Si vivis Romae, Romano vivito [23] . Множество людей, покидающих родину по тем или иным мотивам, в основном, конечно, в погоне за участью лучшей, чем та, которую им уготовила судьба, заставив ступить на жизненные подмостки в месте, выбранном без учета их пожеланий, но иногда и в силу обстоятельств подобных Елениным (хотя и Елена, в сущности, искала лучшей доли, чем та, которая ей выпала), готовы соблюдать эту формулу. Оказавшись в Соединенных Штатах Америки, во Франции, да даже в Мексике, они принимаются покорно учить английский, французский или испанский язык, не только язык, но его в первую очередь. Попавшие ни с того, ни с сего, против своей воли и желания, почти как гонимые стихийным бедствием или геноцидом горемыки, в независимую Эстонию вместе со своими домами, квартирами, работой и бытом люди эстонского учить не хотели. Во-первых, потому что в государство это они не рвались, хоть и жили на его территории. Во-вторых, потому что язык учить вообще дело нелегкое, а учить эстонский, да еще человеку немолодому, трудно вдвойне. В третьих… В третьих, читатель, от провинциала, приехавшего в Рим, ожидали, чтоб он блюл римские обычаи, это да, но кто мог бы требовать, чтоб римлянин на территории империи жил по законам каких-нибудь халдеев. А имперское сознание далеко переживает империи. И присмотревшись к так называемым русскоязычным, нетрудно было обнаружить, что осевшие в Эстонии евреи, например, или армяне в большинстве своем эстонский язык освоили. Разумеется, и потому что это нации, скажем так, практичные. Но не только.
23
Si vivis Romae, Romano vivito – если живешь в Риме, живи по римским законам.

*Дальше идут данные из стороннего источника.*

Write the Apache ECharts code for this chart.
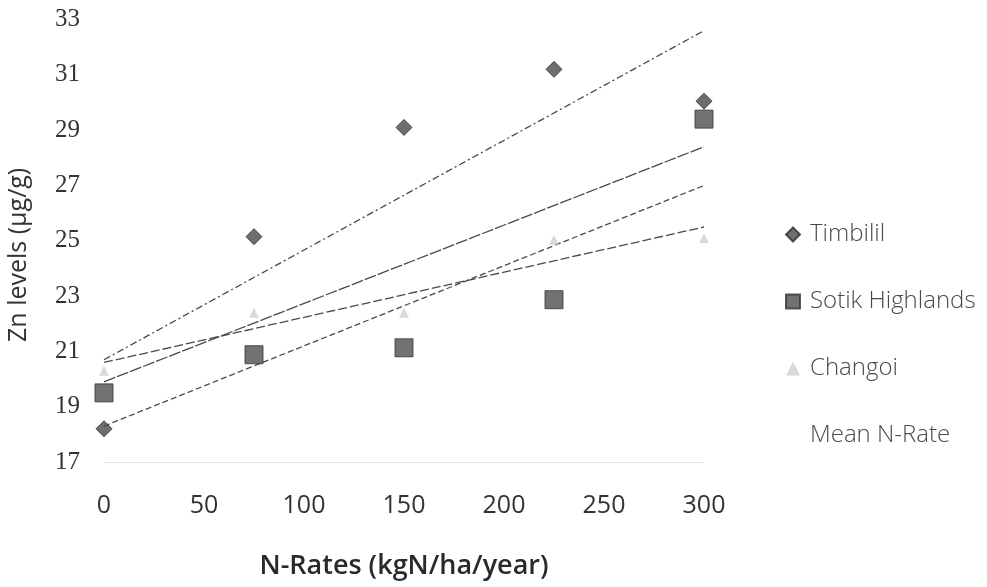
<!DOCTYPE html>
<html>
<head>
<meta charset="utf-8">
<script src="https://cdn.jsdelivr.net/npm/echarts@6/dist/echarts.min.js"></script>
<style>
html,body{margin:0;padding:0;background:#fff;}
#chart{width:987px;height:587px;}
</style>
</head>
<body>
<div id="chart"></div>
<script>
// N rates (x values)
var nRates = [0, 75, 150, 225, 300];
// Zn levels
var timbilil = [18.2, 25.15, 29.1, 31.2, 30.05];
var sotik = [19.5, 20.88, 21.13, 22.87, 29.4];
var changoi = [20.3, 22.4, 22.4, 25.04, 25.1];
// linear trend lines: values at x = 0 and x = 300
var trendX = [0, 300];
var trendTimbilil = [20.7, 32.6];
var trendMean = [19.9, 28.4];
var trendSotik = [18.3, 27.0];
var trendChangoi = [20.6, 25.5];
// axis ticks
var xTicks = [0, 50, 100, 150, 200, 250, 300];
var yTicks = [17, 19, 21, 23, 25, 27, 29, 31, 33];

function pairs(xs, ys){ return xs.map(function(x,i){ return [x, ys[i]]; }); }

var chart = echarts.init(document.getElementById('chart'));
var trendStyle = function(type){ return {color:'#4a4a4a', width:1.3, type:type}; };

chart.setOption({
  backgroundColor:'#ffffff',
  animation:false,
  grid:{left:104, right:283, top:19.6, bottom:125, containLabel:false},
  xAxis:{
    type:'value', min:xTicks[0], max:xTicks[xTicks.length-1], interval:50,
    name:'N-Rates (kgN/ha/year)', nameLocation:'middle', nameGap:91,
    nameTextStyle:{fontFamily:'Open Sans', fontSize:27, color:'#2a2a2a', fontWeight:600},
    axisLine:{show:true, lineStyle:{color:'#e2e2e2', type:'dotted', width:1}},
    axisTick:{show:false},
    splitLine:{show:false},
    axisLabel:{margin:31, fontFamily:'Open Sans', fontSize:25, color:'#333'}
  },
  yAxis:{
    type:'value', min:yTicks[0], max:yTicks[yTicks.length-1], interval:2,
    axisLine:{show:false}, axisTick:{show:false}, splitLine:{show:false},
    axisLabel:{margin:24, fontFamily:'Liberation Serif', fontSize:25, color:'#333'}
  },
  graphic:[{
    type:'text', rotation:Math.PI/2, x:6, y:342,
    style:{text:'Zn levels (µg/g)', font:'25px "Open Sans"', fill:'#333'}
  }],
  legend:{
    orient:'vertical', left:780, top:216, itemGap:40,
    itemWidth:14, itemHeight:14,
    textStyle:{fontFamily:'Open Sans', fontWeight:300, fontSize:24, color:'#4a4a4a', lineHeight:27, padding:[0,0,0,5]},
    data:[
      {name:'Timbilil', icon:'diamond'},
      {name:'Sotik Highlands', icon:'rect'},
      {name:'Changoi', icon:'triangle'},
      {name:'Mean N-Rate', icon:'none'}
    ]
  },
  series:[
    {name:'Timbilil trend', type:'line', data:pairs(trendX, trendTimbilil), symbol:'none', lineStyle:trendStyle([7,3,2,3]), z:1},
    {name:'Mean N-Rate', type:'line', data:pairs(trendX, trendMean), symbol:'none', lineStyle:trendStyle([12,2]), itemStyle:{color:'#4a4a4a'}, z:1},
    {name:'Sotik trend', type:'line', data:pairs(trendX, trendSotik), symbol:'none', lineStyle:trendStyle([6,3]), z:1},
    {name:'Changoi trend', type:'line', data:pairs(trendX, trendChangoi), symbol:'none', lineStyle:trendStyle([9,3]), z:1},
    {name:'Changoi', type:'scatter', data:pairs(nRates, changoi), symbol:'triangle', symbolSize:10, itemStyle:{color:'#cfcfcf'}, z:2},
    {name:'Sotik Highlands', type:'scatter', data:pairs(nRates, sotik), symbol:'rect', symbolSize:18, itemStyle:{color:'#4f4f4f', borderColor:'#333', borderWidth:1}, z:3},
    {name:'Timbilil', type:'scatter', data:pairs(nRates, timbilil), symbol:'diamond', symbolSize:16, itemStyle:{color:'#4a4a4a', borderColor:'#2e2e2e', borderWidth:1}, z:4}
  ]
});
</script>
</body>
</html>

Конечно, к поведению эстонцев можно было придраться. Но и понять его. Женщина, которая выходит замуж по любви, мечтает быть девственницей, особенно если ее перед тем изнасиловали. Расторгнув заключенный с советской властью по принуждению брак, эстонцы возмечтали о девственности и решили сделать вид, что брака не было.

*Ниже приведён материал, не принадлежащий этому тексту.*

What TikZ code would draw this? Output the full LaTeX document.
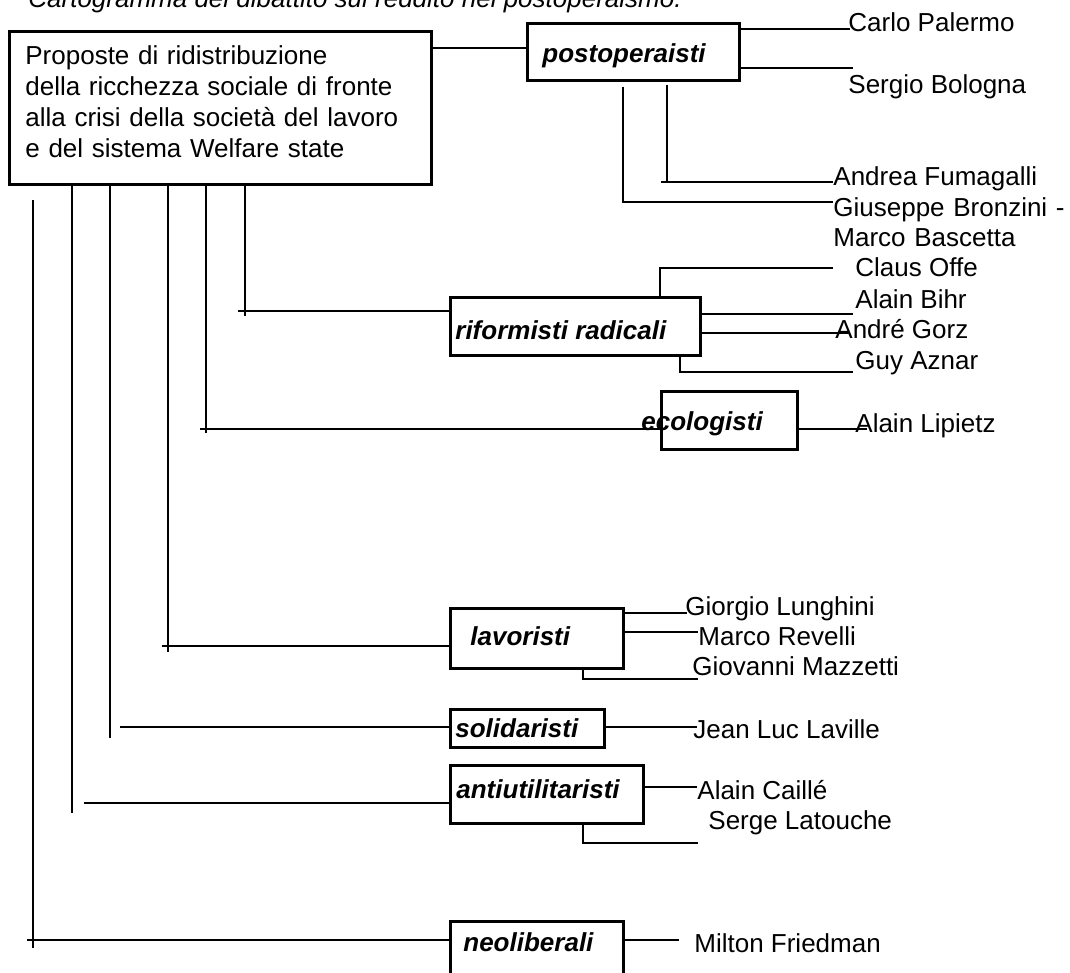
\documentclass[tikz,border=0pt]{standalone}
\usepackage{fontspec}
\setmainfont{Liberation Sans}
\newcommand\testo{\fontsize{13}{15.5}\selectfont}
\tikzset{
  riquadro/.style n args={2}{draw, line width=1.4pt, inner sep=0pt, anchor=north west,
    minimum width=#1*0.5pt, minimum height=#2*0.5pt},
  gruppo/.style={font=\testo\bfseries\itshape, anchor=base west, inner sep=0pt},
  autore/.style={font=\testo, anchor=base west, inner sep=0pt},
  ramo/.style={line width=1.3pt}
}
\begin{document}
\begin{tikzpicture}[x=0.5pt,y=-0.5pt]
\useasboundingbox (0,0) rectangle (1070,973);

\node[autore, font=\testo\itshape] (titolo) at (28,8) {Cartogramma del dibattito sul reddito nel postoperaismo.};

% riquadri
\node[riquadro={422}{153}] (prop) at (8,30) {};
\node[riquadro={212}{57}] (post) at (526,22) {};
\node[riquadro={250}{58}] (rif)  at (449,296) {};
\node[riquadro={136}{58}] (eco)  at (660,390) {};
\node[riquadro={173}{60}] (lav)  at (449,607) {};
\node[riquadro={154}{38}] (sol)  at (449,708) {};
\node[riquadro={193}{58}] (anti) at (449,764) {};
\node[riquadro={173}{90}] (neo)  at (449,920) {};

\node[autore, text width=205pt, align=left] (prop-t) at (25,65)
  {Proposte di ridistribuzione\\della ricchezza sociale di fronte\\alla crisi della società del lavoro\\e del sistema Welfare state};

\node[gruppo] (post-t) at (542,63)  {postoperaisti};
\node[gruppo] (rif-t)  at (455,339) {riformisti radicali};
\node[gruppo] (eco-t)  at (641,430) {ecologisti};
\node[gruppo] (lav-t)  at (470,645) {lavoristi};
\node[gruppo] (sol-t)  at (455,737) {solidaristi};
\node[gruppo] (anti-t) at (456,798) {antiutilitaristi};
\node[gruppo] (neo-t)  at (463,951) {neoliberali};

% autori
\node[autore] (palermo)   at (848,32)  {Carlo Palermo};
\node[autore] (bologna)   at (848,94)  {Sergio Bologna};
\node[autore] (fumagalli) at (833,186) {Andrea Fumagalli};
\node[autore, font=\fontsize{13}{15}\selectfont, text width=150pt, align=left] (bronzini) at (833,217)
  {Giuseppe Bronzini -\\Marco Bascetta};
\node[autore] (offe)      at (855,277) {Claus Offe};
\node[autore] (bihr)      at (855,308) {Alain Bihr};
\node[autore] (gorz)      at (835,338) {André Gorz};
\node[autore] (aznar)     at (855,369) {Guy Aznar};
\node[autore] (lipietz)   at (855,432) {Alain Lipietz};
\node[autore] (lunghini)  at (685,615) {Giorgio Lunghini};
\node[autore] (revelli)   at (698,645) {Marco Revelli};
\node[autore] (mazzetti)  at (692,675) {Giovanni Mazzetti};
\node[autore] (laville)   at (693,738) {Jean Luc Laville};
\node[autore] (caille)    at (697,799) {Alain Caillé};
\node[autore] (latouche)  at (708,829) {Serge Latouche};
\node[autore] (friedman)  at (694,952) {Milton Friedman};

% estremi dei rami
\coordinate (P1) at (850,29);
\coordinate (P2) at (853,68);
\coordinate (P3) at (833,182);
\coordinate (P4) at (833,202);
\coordinate (R1) at (833,268);
\coordinate (R2) at (853,314);
\coordinate (R3) at (850,333);
\coordinate (R4) at (853,372);
\coordinate (E1) at (867,429);
\coordinate (L1) at (687,613);
\coordinate (L2) at (698,632);
\coordinate (L3) at (698,679);
\coordinate (S1) at (697,727);
\coordinate (A1) at (697,787);
\coordinate (A2) at (698,843);
\coordinate (N1) at (679,940);

% partenze a sinistra
\coordinate (Hrif)  at (238,311);
\coordinate (Heco)  at (200,429);
\coordinate (Hlav)  at (162,646);
\coordinate (Hsol)  at (120,727);
\coordinate (Hanti) at (84,803);
\coordinate (Hneo)  at (27,940);

\foreach \x/\y in {245/316,206/433,168/652,110/738,72/813}
{
    \draw[ramo] (prop.south -| \x,0) -- (\x,\y);
}
\draw[ramo] (33,200) -- (33,948);

\draw[ramo] (prop.east |- 0,48) -- (post.west |- 0,48);
\foreach \g in {rif,eco,lav,sol,anti,neo}
{
    \draw[ramo] (H\g) -- (\g.west |- H\g);
}

\draw[ramo] (post.east |- P1) -- (P1);
\draw[ramo] (post.east |- P2) -- (P2);
\draw[ramo] (667,85) -- (667,182);
\draw[ramo] (661,182) -- (P3);
\draw[ramo] (623,87) |- (P4);

\draw[ramo] (rif.north -| 660,0) |- (R1);
\draw[ramo] (rif.east |- R2) -- (R2);
\draw[ramo] (rif.east |- R3) -- (R3);
\draw[ramo] (rif.south -| 680,0) |- (R4);

\draw[ramo] (eco.east |- E1) -- (E1);

\draw[ramo] (lav.east |- L1) -- (L1);
\draw[ramo] (lav.east |- L2) -- (L2);
\draw[ramo] (lav.south -| 583,0) |- (L3);

\draw[ramo] (sol.east |- S1) -- (S1);

\draw[ramo] (anti.east |- A1) -- (A1);
\draw[ramo] (anti.south -| 583,0) |- (A2);

\draw[ramo] (neo.east |- N1) -- (N1);
\end{tikzpicture}
\end{document}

Сознание Елены раздирали две противоположные мотивации. С одной стороны, она корпела над учебниками и словарями, пытаясь вбить в свою не первой свежести память бесчисленные и бессистемные падежные окончания и прочие премудрости, ибо, отбросив эмоции и амбиции, вынуждена была согласиться с упомянутой выше формулой. С другой, эмоции и амбиции, будучи выброшены за дверь, лезли в окно, пусть и наглухо закрытое и заклеенное в силу местных климатических условий бумагой, лезли и каким-то образом пролезали, видимо, находили микроскопические щели, и Елене начинало казаться нелепостью положение, когда она, специалист экстра-класса (вслух она этого не сказала б, но себе…), вместо того, чтоб делать свое дело, должна зубрить язык, без которого прекрасно можно обойтись даже в объяснениях с эстонцами, не говоря о полумиллионе русских. И периодически она с треском захлопывала книги и зубрить переставала.